Prezado senhor Liebkoff,
Porque eu ignorava a sua fixação maníaca pelos gadgets úteis e inúteis, não
compreendi de imediato que a minha confissão de que não possuo, nem quero
possuir, câmara de vídeo o surpreendesse e irritasse tanto. E foi para não aumentar
a sua irritação que lhe escondi que também não possuo micro-ondas, nem
telemóvel, gravador DAT, alarme infravermelho, TV portátil, agenda electrónica
ou relógio que continue a marcar a hora certa a 30 metros de profundidade.
Tudo isto lhe poderia ter eu dito de viva voz em resposta à sua diatribe, mas
tenho um bom motivo para lho dizer por carta: é que cada vez mais vou dando
preferência à palavra escrita sobre a palavra falada. E talvez porque elas compreendem
a minha idiossincrasia, é que ainda consigo participar numa hora de cavaqueira
com as três ou quatro pessoas que conheço há uma eternidade e cuja companhia prezo.
Mas com as restantes o conversar vai-se-me tornando
uma sobrecarga, de forma que começo a preferir o silêncio e a solidão da
escrita.
De princípio temi ver nisso um preocupante sintoma do ensimesmamento que
resulta da idade. Raciocinando depois com mais calma, dei-me conta de que essa
antipatia tem menos a ver com qualquer diminuição das minhas faculdades mentais,
do que com a insignificância do geral das conversas que oiço, ou em que dum ou
doutro modo tomo parte. Para lhe dizer a verdade, ter de discorrer sobre a
utilidade dos gadgets, ou o desinteresse que por eles se sente, também me não
pareceu o que se chama um exercício do espírito.
Esta minha franca afirmação não significa, contudo, que eu nutra por si uma
animosidade particular. Bem ao contrário, como verá. O desinteresse em
conversar tenho-o também
com outros, e a tal ponto que, para meu mal, me afecta o humor.
Se por exemplo passo por uma
esplanada ou entro num café, acontece-me olhar os presentes com o mesmo malicioso
deleite de um polícia ou de um sacerdote que surpreende
quem peca contra os artigos do código ou os mandamentos da divindade. Porque a
maioria daquela gente está ali em infracção! A conversar para matar o tempo!

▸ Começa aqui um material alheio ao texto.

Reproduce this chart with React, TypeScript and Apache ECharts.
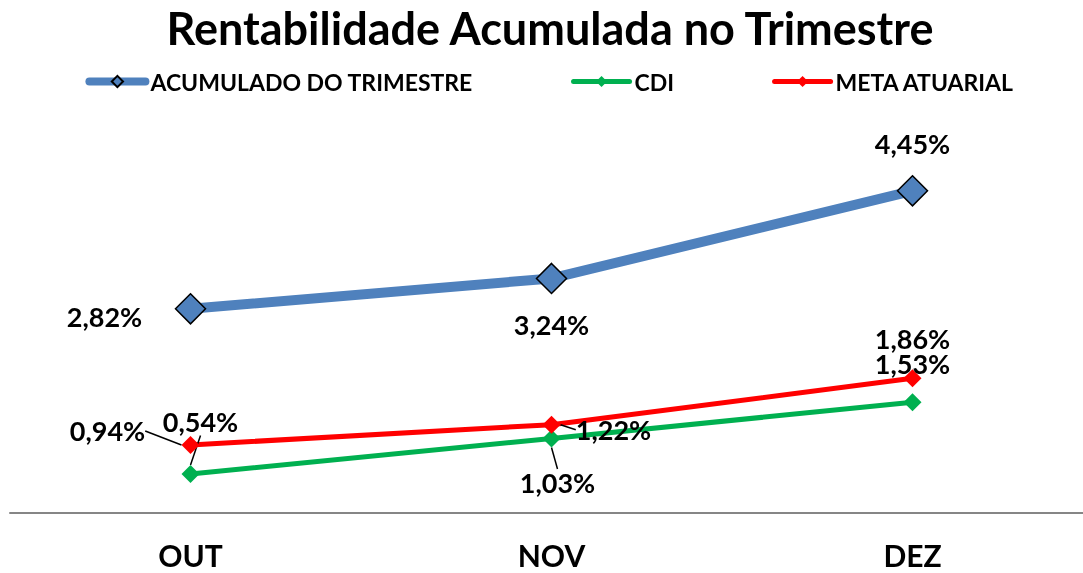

Um ou outro terá parado para um refresco. Aqui e ali haverá alguém envolvido numa discussão sensível e inteligente, numa útil troca de ideias, no andamento dum negócio. O resto cacareja com o desconchavo de galinhas agachadas num poleiro.
Cacareja sobre o tempo, sobre o
quizz de ontem, as doenças, o sabor da sande de queijo, a política, a arte,
cata fiapos de inveja, pica grãos de má-língua. E o mesmo se dá um pouco por
toda a parte, nas recepções, nos foyers dos teatros, nas festas de família,
emprestando ao mundo o aspecto duma imensa capoeira.
Não vá, porém, acusar-me de misantropo, que (ainda) o não sou. Deus sabe com
que gosto oiço alguém que, conversando, me ensina ou diverte. Mas isso é a
excepção. Por regra, e infelizmente, no seu estado mais simples a conversa parece
ser a versão humana do ritual de farejos e toques com que os animais, quando se
encontram, verificam as disposições mútuas. Depois, sem terem permutado nada
que valha a pena, vai cada um para o seu lado, fazendo acenos, a nossa forma de
abanar o rabo.
Espectáculo tão deprimente que eu, afinal, lhe venho agradecer que tenha tentado, com entusiasmo e paixão, incutir-me a sua mania.